À l’issue de cette enquête, il reste une question non résolue : pourquoi seules certaines παρθένοι portent-elles des bandelettes croisées dans l’iconographie ? Les bandelettes croisées semblent de manière systématique n’être portées que sur un vêtement plissé ou fluide. Est-ce parce que l’étoffe, d’une finesse particulière, est susceptible de réagir plus fortement au contact de l’air et de gêner les mouvements ? Dans les scènes de jeu d’ἐφεδρισμός et d’astragales mais également de planche à bascule, leur port permet de différencier les joueuses qui portent de surcroit des coiffures différentes (σάκκος, chignon, bandeau, cheveux relevés ou cheveux lâchés). Le sens de cette distinction reste à expliquer. S’agit-il de signaler celle qui est la plus âgée, déjà mariée, voire la παρθένος déjà promise pour un mariage comme le suggère Linda Roccos94 ? Ou les bandes pourraient-elles parfois marquer un statut, par exemple servile comme proposé plus haut, propice à la réalisation de tâches parfois physiquement exigeantes ? D’après Mireille Lee, leur port serait réservé à un usage à l’extérieur de la maison comme signe distinctif de leur statut civique95. Mais comme nous l’avons vu, plusieurs scènes montrent clairement, d’une part, qu’elles sont portées à l’intérieur, d’autre part, que les personnages sont aussi possiblement des hétaïres. Les bandelettes croisées ne sont toutefois pas un accessoire systématique. Elles ne peuvent donc pas constituer un critère distinctif qui caractérise exclusivement une παρθένος, même si majoritairement des παρθένοι semblent en être revêtues, tout comme certaines femmes de statut subalterne.

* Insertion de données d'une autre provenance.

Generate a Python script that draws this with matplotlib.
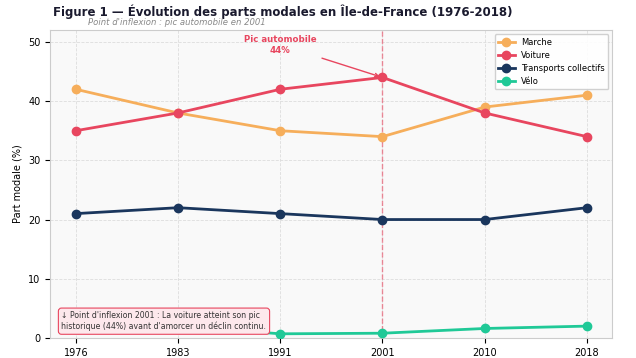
import matplotlib.pyplot as plt
import numpy as np

# data
years = ['1976', '1983', '1991', '2001', '2010', '2018']
marche = [42, 38, 35, 34, 39, 41]
voiture = [35, 38, 42, 44, 38, 34]
transports = [21, 22, 21, 20, 20, 22]
velo = [2.0, 2.0, 0.7, 0.8, 1.6, 2.0]

series = [
    ('Marche', marche, '#F6AE5B'),
    ('Voiture', voiture, '#E8465F'),
    ('Transports collectifs', transports, '#1A365D'),
    ('Vélo', velo, '#20C997'),
]

fig = plt.figure(figsize=(6.36, 3.58), dpi=100)
ax = fig.add_axes([0.079, 0.056, 0.884, 0.86])
ax.set_facecolor('#f9f9f9')

x = np.arange(len(years))
for name, vals, color in series:
    ax.plot(x, vals, color=color, lw=2, marker='o', markersize=6, label=name, zorder=3)

# peak marker line
peak = years.index('2001')
ax.axvline(peak, color='#E8465F', ls='--', lw=1, alpha=0.6, zorder=2)
ax.annotate('Pic automobile\n44%', xy=(peak, voiture[peak]), xytext=(2.0, 49.5),
            ha='center', va='center', fontsize=6.2, fontweight='bold', color='#E8465F',
            arrowprops=dict(arrowstyle='->', color='#E8465F', lw=1))

ax.text(0.02, 0.022, "↓ Point d'inflexion 2001 : La voiture atteint son pic\n"
        "historique (44%) avant d'amorcer un déclin continu.",
        transform=ax.transAxes, fontsize=5.6, color='#333333', va='bottom', zorder=5,
        bbox=dict(boxstyle='round,pad=0.4', facecolor='#fde8ec', edgecolor='#E8465F', lw=0.8))

ax.set_xticks(x)
ax.set_xticklabels(years, fontsize=7)
ax.set_xlim(-0.25, 5.25)
ax.set_ylim(0, 52)
ax.set_yticks([0, 10, 20, 30, 40, 50])
ax.tick_params(axis='y', labelsize=7)
ax.set_ylabel('Part modale (%)', fontsize=7)
ax.grid(True, ls='--', color='#dddddd', lw=0.6)
for s in ax.spines.values():
    s.set_color('#cccccc')

ax.legend(loc='upper right', fontsize=6, framealpha=0.9, edgecolor='#cccccc')

fig.text(0.083, 0.966, 'Figure 1 — Évolution des parts modales en Île-de-France (1976-2018)',
         fontsize=8.5, fontweight='bold', color='#1a1a2e', va='center')
fig.text(0.138, 0.936, "Point d'inflexion : pic automobile en 2001",
         fontsize=6.1, style='italic', color='#888888', va='center')

fig.savefig('out.png', dpi=100)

Cet accessoire vestimentaire au premier regard modeste et purement fonctionnel peut donc être aussi lu comme un code visuel complexe signalant d’un côté la nature active des jeunes filles grecques, tant sur le plan concret que métaphorique, de l’autre la « marginalité »96 sociale des jeunes filles non mariées, παρθένοι, hétaïres ou autre, dans la mesure où la société ne considère leur importance qu’au travers de leur séduction, de leur maturité sexuelle, ou encore du mariage et de la maternité.